DATASET EXTRACT:

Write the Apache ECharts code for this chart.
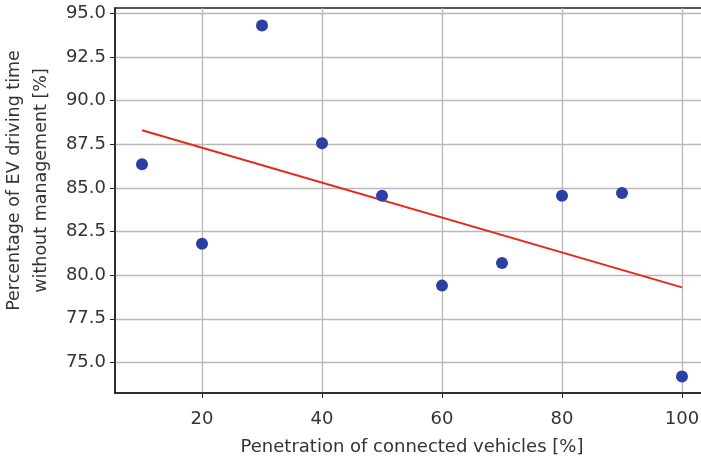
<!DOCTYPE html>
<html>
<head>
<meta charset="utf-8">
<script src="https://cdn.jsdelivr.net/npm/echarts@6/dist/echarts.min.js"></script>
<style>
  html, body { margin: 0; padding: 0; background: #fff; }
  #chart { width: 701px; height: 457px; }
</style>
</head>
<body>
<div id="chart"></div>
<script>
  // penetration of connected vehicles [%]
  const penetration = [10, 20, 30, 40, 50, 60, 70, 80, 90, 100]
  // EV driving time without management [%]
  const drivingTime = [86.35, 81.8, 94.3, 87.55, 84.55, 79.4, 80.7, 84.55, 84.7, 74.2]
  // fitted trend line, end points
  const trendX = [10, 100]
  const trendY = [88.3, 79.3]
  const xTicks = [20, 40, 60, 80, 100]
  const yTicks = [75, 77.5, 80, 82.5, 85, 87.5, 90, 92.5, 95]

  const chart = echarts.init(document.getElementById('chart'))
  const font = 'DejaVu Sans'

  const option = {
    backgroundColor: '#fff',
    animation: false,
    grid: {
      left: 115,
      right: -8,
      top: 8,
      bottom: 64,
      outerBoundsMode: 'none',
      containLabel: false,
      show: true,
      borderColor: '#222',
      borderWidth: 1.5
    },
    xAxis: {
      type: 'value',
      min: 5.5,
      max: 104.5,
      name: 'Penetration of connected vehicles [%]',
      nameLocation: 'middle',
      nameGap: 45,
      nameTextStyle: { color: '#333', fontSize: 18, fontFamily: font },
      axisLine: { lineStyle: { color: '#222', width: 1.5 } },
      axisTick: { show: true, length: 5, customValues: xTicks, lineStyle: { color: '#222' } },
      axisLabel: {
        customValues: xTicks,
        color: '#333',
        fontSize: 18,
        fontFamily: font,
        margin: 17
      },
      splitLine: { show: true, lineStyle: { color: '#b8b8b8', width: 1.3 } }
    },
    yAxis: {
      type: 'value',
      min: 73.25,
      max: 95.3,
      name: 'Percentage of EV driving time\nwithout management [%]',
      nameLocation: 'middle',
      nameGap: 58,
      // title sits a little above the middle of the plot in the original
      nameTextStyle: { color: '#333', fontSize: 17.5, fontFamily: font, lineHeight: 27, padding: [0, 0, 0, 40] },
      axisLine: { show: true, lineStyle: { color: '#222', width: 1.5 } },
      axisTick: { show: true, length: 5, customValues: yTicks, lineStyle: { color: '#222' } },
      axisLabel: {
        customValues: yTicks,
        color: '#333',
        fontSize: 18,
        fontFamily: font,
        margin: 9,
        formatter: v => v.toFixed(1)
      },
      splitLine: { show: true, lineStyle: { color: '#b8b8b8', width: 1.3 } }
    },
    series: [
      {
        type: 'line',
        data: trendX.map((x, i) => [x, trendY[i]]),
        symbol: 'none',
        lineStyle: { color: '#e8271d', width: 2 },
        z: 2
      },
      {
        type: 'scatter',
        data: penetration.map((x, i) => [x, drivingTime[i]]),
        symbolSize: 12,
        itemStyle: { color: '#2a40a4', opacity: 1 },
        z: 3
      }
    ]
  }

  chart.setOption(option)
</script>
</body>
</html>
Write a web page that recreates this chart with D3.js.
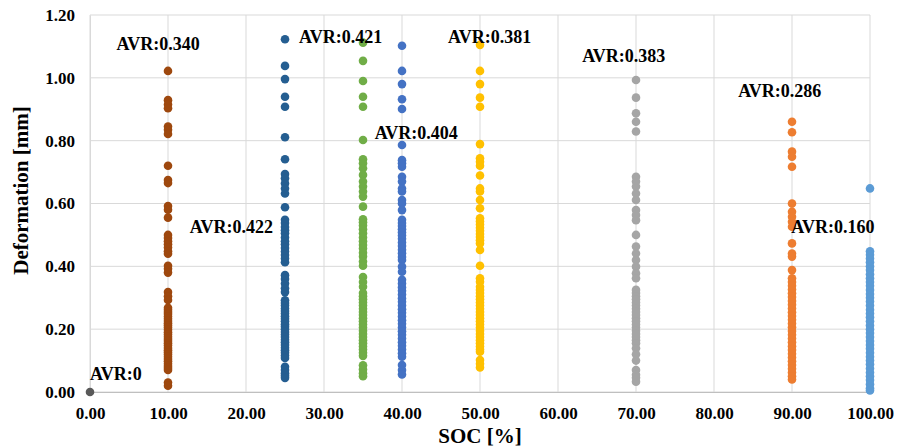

WHAT IS ASKED:
Write out all the entries again, word for word, and print no images.

FINISHED TASK:
Write the Apache ECharts code for this chart.
<!DOCTYPE html>
<html>
<head>
<meta charset="utf-8">
<script src="https://cdn.jsdelivr.net/npm/echarts@6/dist/echarts.min.js"></script>
<style>
  html, body { margin: 0; padding: 0; background: #fff; }
  #chart { width: 701px; height: 457px; }
</style>
</head>
<body>
<div id="chart"></div>
<script>
  // penetration of connected vehicles [%]
  const penetration = [10, 20, 30, 40, 50, 60, 70, 80, 90, 100]
  // EV driving time without management [%]
  const drivingTime = [86.35, 81.8, 94.3, 87.55, 84.55, 79.4, 80.7, 84.55, 84.7, 74.2]
  // fitted trend line, end points
  const trendX = [10, 100]
  const trendY = [88.3, 79.3]
  const xTicks = [20, 40, 60, 80, 100]
  const yTicks = [75, 77.5, 80, 82.5, 85, 87.5, 90, 92.5, 95]

  const chart = echarts.init(document.getElementById('chart'))
  const font = 'DejaVu Sans'

  const option = {
    backgroundColor: '#fff',
    animation: false,
    grid: {
      left: 115,
      right: -8,
      top: 8,
      bottom: 64,
      outerBoundsMode: 'none',
      containLabel: false,
      show: true,
      borderColor: '#222',
      borderWidth: 1.5
    },
    xAxis: {
      type: 'value',
      min: 5.5,
      max: 104.5,
      name: 'Penetration of connected vehicles [%]',
      nameLocation: 'middle',
      nameGap: 45,
      nameTextStyle: { color: '#333', fontSize: 18, fontFamily: font },
      axisLine: { lineStyle: { color: '#222', width: 1.5 } },
      axisTick: { show: true, length: 5, customValues: xTicks, lineStyle: { color: '#222' } },
      axisLabel: {
        customValues: xTicks,
        color: '#333',
        fontSize: 18,
        fontFamily: font,
        margin: 17
      },
      splitLine: { show: true, lineStyle: { color: '#b8b8b8', width: 1.3 } }
    },
    yAxis: {
      type: 'value',
      min: 73.25,
      max: 95.3,
      name: 'Percentage of EV driving time\nwithout management [%]',
      nameLocation: 'middle',
      nameGap: 58,
      // title sits a little above the middle of the plot in the original
      nameTextStyle: { color: '#333', fontSize: 17.5, fontFamily: font, lineHeight: 27, padding: [0, 0, 0, 40] },
      axisLine: { show: true, lineStyle: { color: '#222', width: 1.5 } },
      axisTick: { show: true, length: 5, customValues: yTicks, lineStyle: { color: '#222' } },
      axisLabel: {
        customValues: yTicks,
        color: '#333',
        fontSize: 18,
        fontFamily: font,
        margin: 9,
        formatter: v => v.toFixed(1)
      },
      splitLine: { show: true, lineStyle: { color: '#b8b8b8', width: 1.3 } }
    },
    series: [
      {
        type: 'line',
        data: trendX.map((x, i) => [x, trendY[i]]),
        symbol: 'none',
        lineStyle: { color: '#e8271d', width: 2 },
        z: 2
      },
      {
        type: 'scatter',
        data: penetration.map((x, i) => [x, drivingTime[i]]),
        symbolSize: 12,
        itemStyle: { color: '#2a40a4', opacity: 1 },
        z: 3
      }
    ]
  }

  chart.setOption(option)
</script>
</body>
</html>
Write a web page that recreates this chart with D3.js.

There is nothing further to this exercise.